2 cups dried whole wheat pasta (ditalini--shown--is traditional, but you can use elbow, fusilli, penne, shells, orecchiette or any other small pasta.)


1.  The night before or at least 2 hours before you start the soup, bring beans to boil with 3 cups of water in a heavy-bottomed pot with a tight lid then turn down heat to simmer for 5 minutes.  Drain and rinse well.  Bring back to a boil, cover and simmer for another 5 minutes and then let soak.  Rinse a second time and bring back to boil with a bay leave and cook until soft.

2.  In a cast iron skilled cook onions, until they are softened.   Add the carrots, the celery, the sweet pepper and the garlic and cook the mixture, stirring, for 4 minutes. Add the squash and the potatoes and cook the mixture, stirring, for 4 minutes.
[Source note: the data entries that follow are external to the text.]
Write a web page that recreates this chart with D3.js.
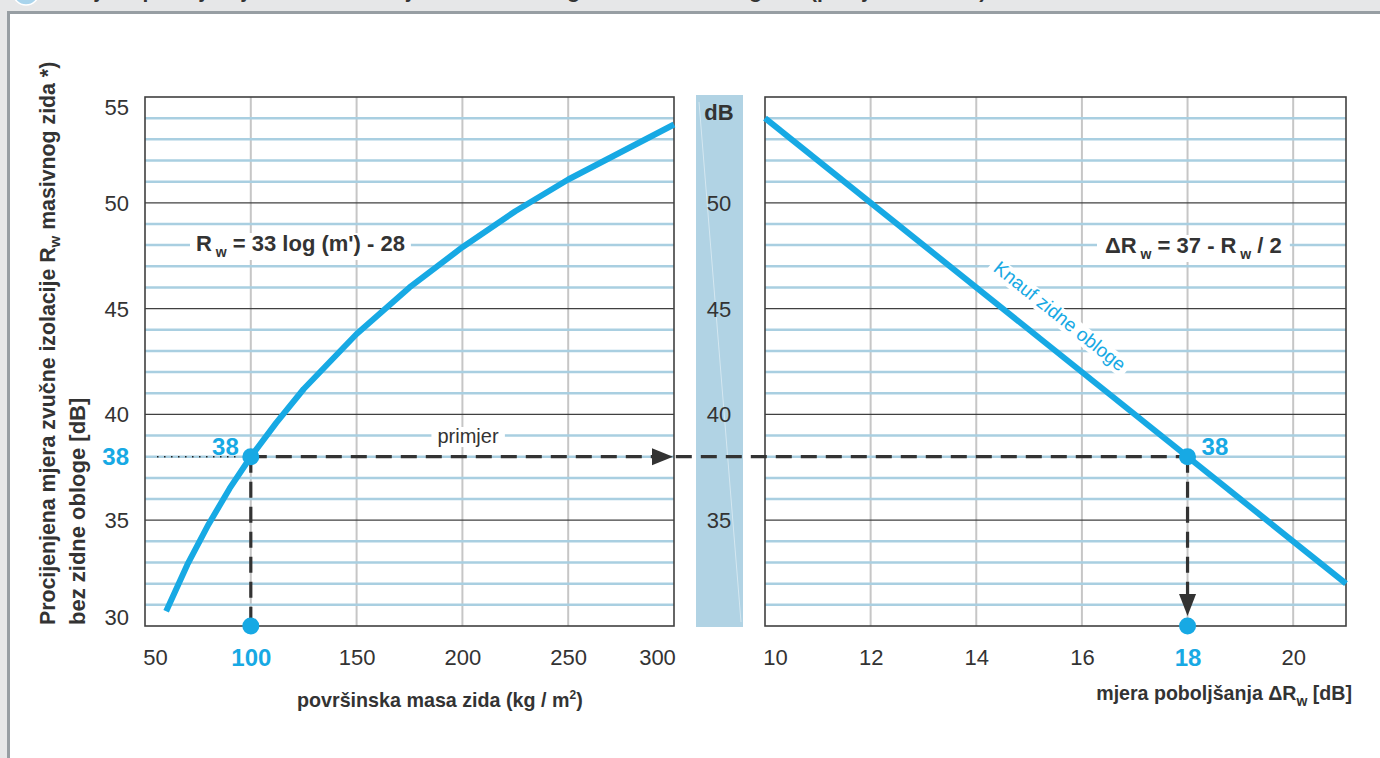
<!DOCTYPE html>
<html><head><meta charset="utf-8">
<script src="https://cdn.jsdelivr.net/npm/d3@7"></script>
<style>body{margin:0;background:#e6e7e8;} svg{display:block;}</style>
</head><body><svg id="c" width="1380" height="758"></svg>
<script>
// ---- data ----
const massTicks = [50, 100, 150, 200, 250, 300];
const massGrid = [100, 150, 200, 250];
const rwTicks = [30, 35, 38, 40, 45, 50, 55];
const rwMajor = [35, 40, 45, 50];
const bandTicks = [35, 40, 45, 50];
const dRTicks = [10, 12, 14, 16, 18, 20];
const dRGrid = [12, 14, 16, 18, 20];
const curveMass = [60, 70, 80, 90, 100, 112, 125, 150, 175, 200, 225, 250, 275, 300];
const curveRw = [30.7, 32.9, 34.8, 36.5, 38.0, 39.6, 41.2, 43.8, 46.0, 47.9, 49.6, 51.1, 52.4, 53.7];
const knaufDR = [10, 21];
const knaufRw = [54, 32];
const exampleMass = [100];
const exampleRw = [38];
const exampleDR = [18];

// ---- styling ----
const BLUE = '#17a9e4', GRIDBLUE = '#a9cfe1', DARK = '#404040', TXT = '#333', VGRID = '#c6c6c6';
const NARROW = "'Liberation Sans Narrow','Arial Narrow','Liberation Sans',Arial,sans-serif";

const svg = d3.select('#c');
const xL = d3.scaleLinear([50, 300], [145, 674]);
const xR = d3.scaleLinear([10, 21], [765, 1346]);
const y = d3.scaleLinear([30, 55], [626, 97]);

// page + frame
svg.append('rect').attr('width', 1380).attr('height', 758).attr('fill', '#e6e7e8');
svg.append('rect').attr('x', 9).attr('y', 13).attr('width', 1371).attr('height', 745).attr('fill', '#fff');
svg.append('path').attr('d', 'M8.5,758V12.5H1380').attr('stroke', '#979ea3').attr('stroke-width', 3).attr('fill', 'none');
svg.append('circle').attr('cx', 26).attr('cy', -8).attr('r', 13).attr('fill', '#a9d4ec').attr('stroke', '#fff').attr('stroke-width', 1.5);
svg.append('text').attr('x', 48).attr('y', -2).attr('font-family', NARROW).attr('font-weight', 'bold')
  .attr('font-size', 21).attr('fill', TXT).text('Procjena poboljšanja zvučne izolacije ΔRw masivnog zida zidnim oblogama (primjer izračuna)');

// panels
function panel(xs, gridVals) {
  const [x0, x1] = xs.range();
  const g = svg.append('g');
  g.selectAll('.vg').data(gridVals).join('line')
    .attr('x1', d => xs(d)).attr('x2', d => xs(d)).attr('y1', y(55)).attr('y2', y(30))
    .attr('stroke', VGRID).attr('stroke-width', 2);
  const minor = d3.range(31, 55).filter(v => v % 5 !== 0);
  g.selectAll('.hg').data(minor).join('line')
    .attr('x1', x0).attr('x2', x1).attr('y1', d => y(d)).attr('y2', d => y(d))
    .attr('stroke', GRIDBLUE).attr('stroke-width', 2.5);
  g.selectAll('.hm').data(rwMajor).join('line')
    .attr('x1', x0).attr('x2', x1).attr('y1', d => y(d)).attr('y2', d => y(d))
    .attr('stroke', DARK).attr('stroke-width', 1.3);
  g.append('rect').attr('x', x0).attr('y', y(55)).attr('width', x1 - x0).attr('height', y(30) - y(55))
    .attr('fill', 'none').attr('stroke', DARK).attr('stroke-width', 1.6);
}
panel(xL, massGrid);
panel(xR, dRGrid);

// middle dB band
svg.append('rect').attr('x', 696).attr('y', 95).attr('width', 47).attr('height', 532).attr('fill', '#b1d3e4');
svg.append('line').attr('x1', 699).attr('y1', 102).attr('x2', 741).attr('y2', 622)
  .attr('stroke', '#fff').attr('stroke-opacity', 0.45).attr('stroke-width', 1);
svg.selectAll('.bt').data(bandTicks).join('text')
  .attr('x', 719).attr('y', d => y(d)).attr('dy', '0.36em').attr('text-anchor', 'middle')
  .attr('font-family', NARROW).attr('font-size', 22).attr('fill', TXT).text(d => d);
svg.append('text').attr('x', 719).attr('y', 120).attr('text-anchor', 'middle')
  .attr('font-family', NARROW).attr('font-weight', 'bold').attr('font-size', 22).attr('fill', TXT).text('dB');

// axes
const gxL = svg.append('g').attr('transform', `translate(0,${y(30)})`)
  .call(d3.axisBottom(xL).tickValues(massTicks).tickSize(0).tickPadding(23).tickFormat(d3.format('d')));
const gxR = svg.append('g').attr('transform', `translate(0,${y(30)})`)
  .call(d3.axisBottom(xR).tickValues(dRTicks).tickSize(0).tickPadding(23).tickFormat(d3.format('d')));
const gy = svg.append('g').attr('transform', `translate(${xL(50)},0)`)
  .call(d3.axisLeft(y).tickValues(rwTicks).tickSize(0).tickPadding(16).tickFormat(d3.format('d')));
[gxL, gxR, gy].forEach(g => {
  g.select('.domain').remove();
  g.selectAll('text').attr('font-family', NARROW).attr('font-size', 22).attr('fill', TXT);
});
gxL.selectAll('.tick text').attr('dx', d => d === 50 ? 10 : d === 300 ? -17 : 0);
gxR.selectAll('.tick text').attr('dx', d => d === 10 ? 10 : 0);
gy.selectAll('.tick text').attr('dy', d => d === 55 ? '0.8em' : d === 30 ? '-0.05em' : '0.34em');
gxL.selectAll('.tick text').filter(d => exampleMass.includes(d)).attr('fill', BLUE).attr('font-weight', 'bold').attr('font-size', 24);
gxR.selectAll('.tick text').filter(d => exampleDR.includes(d)).attr('fill', BLUE).attr('font-weight', 'bold').attr('font-size', 24);
gy.selectAll('.tick text').filter(d => exampleRw.includes(d)).attr('fill', BLUE).attr('font-weight', 'bold').attr('font-size', 24);

// helper: text with white background box
function boxed(g, pad) {
  const t = g.select('text');
  const b = t.node().getBBox();
  g.insert('rect', 'text').attr('x', b.x - pad).attr('y', b.y + 2).attr('width', b.width + 2 * pad).attr('height', b.height - 2).attr('fill', '#fff');
}

// formula labels
const f1 = svg.append('g');
const t1 = f1.append('text').attr('x', 196).attr('y', 251).attr('font-family', NARROW).attr('font-weight', 'bold').attr('font-size', 22).attr('fill', TXT);
t1.append('tspan').text('R');
t1.append('tspan').attr('dy', 6).attr('font-size', 14).text(' w');
t1.append('tspan').attr('dy', -6).text(' = 33 log (m\') - 28');
boxed(f1, 6);

const f2 = svg.append('g');
const t2 = f2.append('text').attr('x', 1105).attr('y', 253).attr('font-family', NARROW).attr('font-weight', 'bold').attr('font-size', 22).attr('fill', TXT);
t2.append('tspan').text('ΔR');
t2.append('tspan').attr('dy', 6).attr('font-size', 14).text(' w');
t2.append('tspan').attr('dy', -6).text(' = 37 - R');
t2.append('tspan').attr('dy', 6).attr('font-size', 14).text(' w');
t2.append('tspan').attr('dy', -6).text(' / 2');
boxed(f2, 8);

const pr = svg.append('g');
pr.append('text').attr('x', 468).attr('y', 443).attr('text-anchor', 'middle').attr('font-family', NARROW)
  .attr('font-size', 20).attr('fill', TXT).text('primjer');
boxed(pr, 6);

const ang = Math.atan2(y(knaufRw[1]) - y(knaufRw[0]), xR(knaufDR[1]) - xR(knaufDR[0])) * 180 / Math.PI;
const kn = svg.append('g').attr('transform', `translate(1060,316) rotate(${ang})`);
kn.append('text').attr('x', 0).attr('y', 0).attr('dy', '0.35em').attr('text-anchor', 'middle').attr('font-family', NARROW)
  .attr('font-size', 19).attr('fill', BLUE).text('Knauf zidne obloge');
boxed(kn, 5);

// axis titles
const yl1 = svg.append('text').attr('transform', 'translate(55,625) rotate(-90)').attr('font-family', NARROW)
  .attr('font-weight', 'bold').attr('font-size', 21.3).attr('fill', TXT);
yl1.append('tspan').text('Procijenjena mjera zvučne izolacije  R');
yl1.append('tspan').attr('dy', 5).attr('font-size', 15).text('w');
yl1.append('tspan').attr('dy', -5).text(' masivnog zida *)');
svg.append('text').attr('transform', 'translate(85,625) rotate(-90)').attr('font-family', NARROW)
  .attr('font-weight', 'bold').attr('font-size', 22).attr('fill', TXT).text('bez zidne obloge [dB]');

const xt1 = svg.append('text').attr('x', 297).attr('y', 707).attr('font-family', NARROW)
  .attr('font-weight', 'bold').attr('font-size', 19.7).attr('fill', TXT);
xt1.append('tspan').text('površinska masa zida (kg / m');
xt1.append('tspan').attr('dy', -8).attr('font-size', 12).text('2');
xt1.append('tspan').attr('dy', 8).text(')');

const xt2 = svg.append('text').attr('x', 1352).attr('y', 700).attr('text-anchor', 'end').attr('font-family', NARROW)
  .attr('font-weight', 'bold').attr('font-size', 19.6).attr('fill', TXT);
xt2.append('tspan').text('mjera poboljšanja ΔR');
xt2.append('tspan').attr('dy', 6).attr('font-size', 14).text('w');
xt2.append('tspan').attr('dy', -6).text(' [dB]');

// curves
svg.append('path').attr('d', d3.line().x(i => xL(curveMass[i])).y(i => y(curveRw[i]))(d3.range(curveMass.length)))
  .attr('fill', 'none').attr('stroke', BLUE).attr('stroke-width', 6).attr('stroke-linejoin', 'round');
svg.append('path').attr('d', d3.line().x(i => xR(knaufDR[i])).y(i => y(knaufRw[i]))(d3.range(knaufDR.length)))
  .attr('fill', 'none').attr('stroke', BLUE).attr('stroke-width', 6);

// example construction
const ex = xL(exampleMass[0]), ey = y(exampleRw[0]), er = xR(exampleDR[0]), eb = y(30);
svg.append('line').attr('x1', 157).attr('x2', ex - 10).attr('y1', ey).attr('y2', ey)
  .attr('stroke', '#222').attr('stroke-width', 1.5).attr('stroke-dasharray', '1.5,5.5');
const dash = g => g.attr('stroke', '#333').attr('stroke-width', 3.2).attr('stroke-dasharray', '16,9').attr('fill', 'none');
svg.append('line').attr('x1', ex).attr('x2', er).attr('y1', ey).attr('y2', ey).call(dash);
svg.append('line').attr('x1', ex).attr('x2', ex).attr('y1', ey).attr('y2', eb).call(dash);
svg.append('line').attr('x1', er).attr('x2', er).attr('y1', ey).attr('y2', eb - 30).call(dash);
svg.append('path').attr('d', `M${xL(300) - 1},${ey}l-21,-8.5v17z`).attr('fill', '#333');
svg.append('path').attr('d', `M${er},${eb - 10}l-8.5,-22h17z`).attr('fill', '#333');
svg.selectAll('.dot').data([[ex, ey], [ex, eb], [er, ey], [er, eb]]).join('circle')
  .attr('cx', d => d[0]).attr('cy', d => d[1]).attr('r', 8.5).attr('fill', BLUE);
svg.append('text').attr('x', ex - 12).attr('y', ey - 2).attr('text-anchor', 'end').attr('font-family', NARROW)
  .attr('font-weight', 'bold').attr('font-size', 24).attr('fill', BLUE).text(exampleRw[0]);
svg.append('text').attr('x', er + 14).attr('y', ey - 2).attr('font-family', NARROW)
  .attr('font-weight', 'bold').attr('font-size', 24).attr('fill', BLUE).text(exampleRw[0]);
</script></body></html>
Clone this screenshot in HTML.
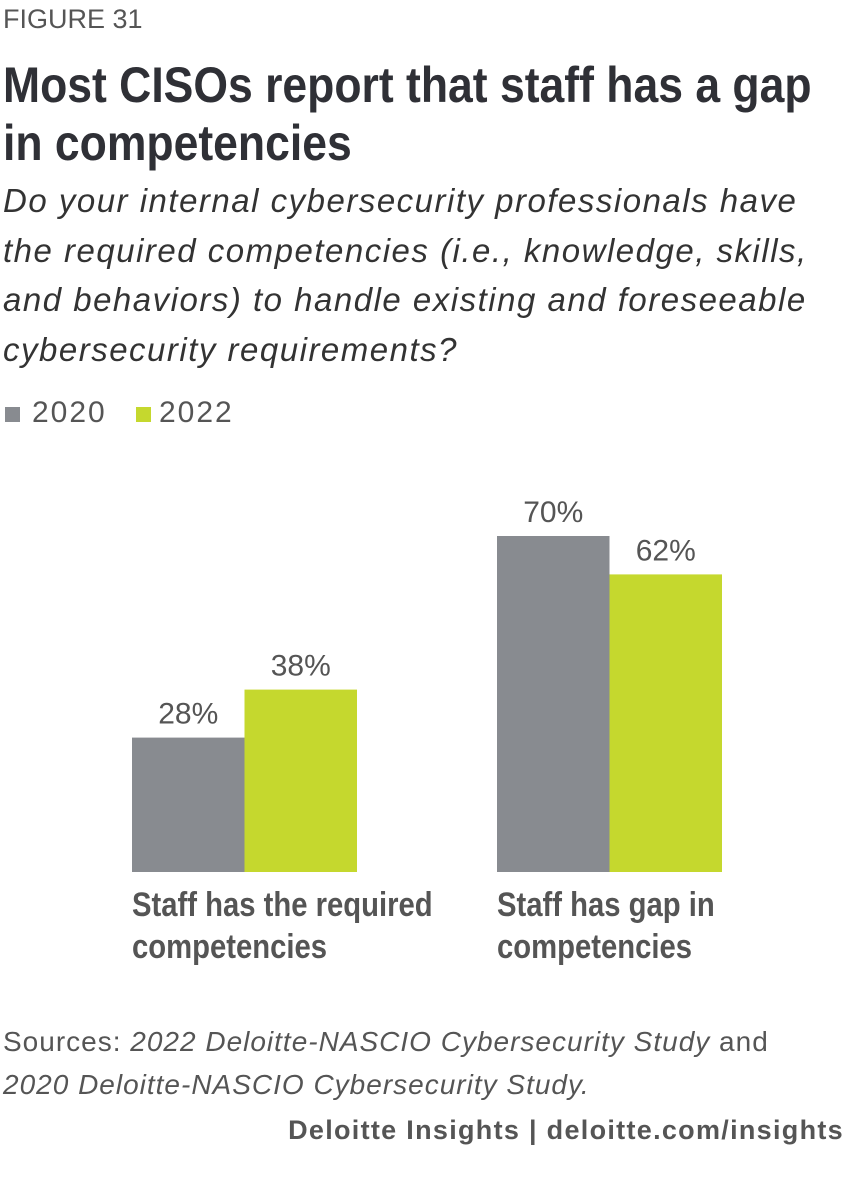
<!DOCTYPE html>
<html><head><meta charset="utf-8"><style>
body{margin:0;width:854px;height:1181px;background:#fff;font-family:"Liberation Sans",sans-serif;color:#2f2f33;position:relative;overflow:hidden}
.abs{position:absolute;white-space:nowrap}
.narrow{display:inline-block;transform:scaleX(0.89);transform-origin:left top}
.narrow2{display:inline-block;transform:scaleX(0.86);transform-origin:left top}
</style></head><body>
<div class="abs" style="left:3px;top:4px;font-size:27px;color:#555;">FIGURE 31</div>
<div class="abs" style="left:3px;top:56px;font-size:50px;font-weight:bold;line-height:58px;color:#2f3036"><span class="narrow">Most CISOs report that staff has a gap<br>in competencies</span></div>
<div class="abs" style="left:3px;top:176px;font-size:33px;letter-spacing:1.5px;font-style:italic;line-height:49.5px;color:#333">Do your internal cybersecurity professionals have<br>the required competencies (i.e., knowledge, skills,<br>and behaviors) to handle existing and foreseeable<br>cybersecurity requirements?</div>
<div class="abs" style="left:5px;top:396px;font-size:30px;letter-spacing:2px;color:#555"><span style="display:inline-block;width:15px;height:15px;background:#888b90;margin-right:12px"></span>2020</div>
<div class="abs" style="left:136px;top:396px;font-size:30px;letter-spacing:2px;color:#555"><span style="display:inline-block;width:15px;height:15px;background:#c5d82e;margin-right:8px"></span>2022</div>
<svg id="chart" class="abs" style="left:0;top:0" width="854" height="1000"></svg>
<div class="abs" style="left:132px;top:884px;font-size:34px;font-weight:bold;line-height:42px;color:#555"><span class="narrow2">Staff has the required<br>competencies</span></div>
<div class="abs" style="left:497px;top:884px;font-size:34px;font-weight:bold;line-height:42px;color:#555"><span class="narrow2">Staff has gap in<br>competencies</span></div>
<div class="abs" style="left:3px;top:1020px;font-size:28px;letter-spacing:1px;line-height:43px;color:#555">Sources: <i>2022 Deloitte-NASCIO Cybersecurity Study</i> and<br><i>2020 Deloitte-NASCIO Cybersecurity Study.</i></div>
<div class="abs" style="right:10px;top:1115px;font-size:27px;letter-spacing:1.3px;font-weight:bold;color:#555">Deloitte Insights | deloitte.com/insights</div>
<script>
const categories=["Staff has the required competencies","Staff has gap in competencies"];
const values2020=[28,70];
const values2022=[38,62];
const labels2020=["28%","70%"];
const labels2022=["38%","62%"];
const svg=document.getElementById('chart');
const NS="http://www.w3.org/2000/svg";
const base=872, scale=4.8;
const y=v=>base-v*scale;
const groupX=[132,497], bw=112.5;
function add(tag,attrs,text){const e=document.createElementNS(NS,tag);for(const k in attrs)e.setAttribute(k,attrs[k]);if(text)e.textContent=text;svg.appendChild(e);return e;}
categories.forEach((c,i)=>{
 [[values2020,labels2020,"#888b90",0],[values2022,labels2022,"#c5d82e",1]].forEach(([vals,labs,col,j])=>{
  const x=groupX[i]+j*bw;
  const r=add('rect',{x:x,y:y(vals[i]),width:bw,height:base-y(vals[i]),fill:col});
  
  
  const t=add('text',{x:x+bw/2,y:y(vals[i])-14,'text-anchor':'middle','font-size':30,fill:'#555','font-family':'Liberation Sans, sans-serif'},labs[i]);
  
  
 });
});
</script>
</body></html>
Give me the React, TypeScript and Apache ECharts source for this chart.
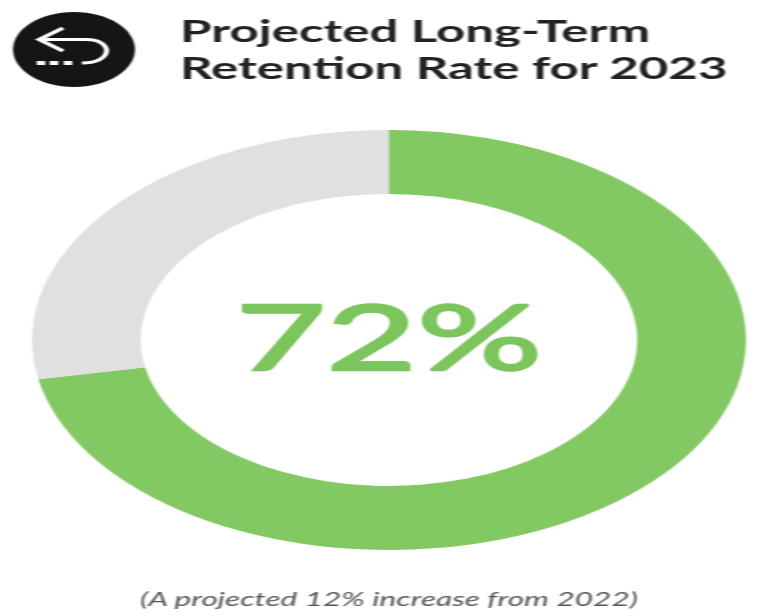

Add the greens cook the mixture, stirring, until they are wilted Add the tomatoes, the water and the cheese rind and simmer the soup, covered, for 1 hour.  Remove the rind and bay leaf.

3.  Drain the white beans, reserving the liquid.  Purée half of them , in a blender or food processor with 1 cup of the reserved liquid, and stir the purée and the remaining white beans into the soup.

4.  Simmer the soup, uncovered, for 15 minutes, thin it if desired with some of the remaining reserve liquid.

5.  While the soup is simmering, put on the pasta to cook according to directions and drain and toss with a bit of olive oil.

6.  Season soup with pepper and miso.   Add pasta if you are serving immediately or if, not, refrigerate pasta and soup in separate lidded jar(s) for up to three days and combine and reheat before serving.

7.  To serve, divide soup into hot soup in individual bowls, garnished chopped fresh basil and shredded cheese.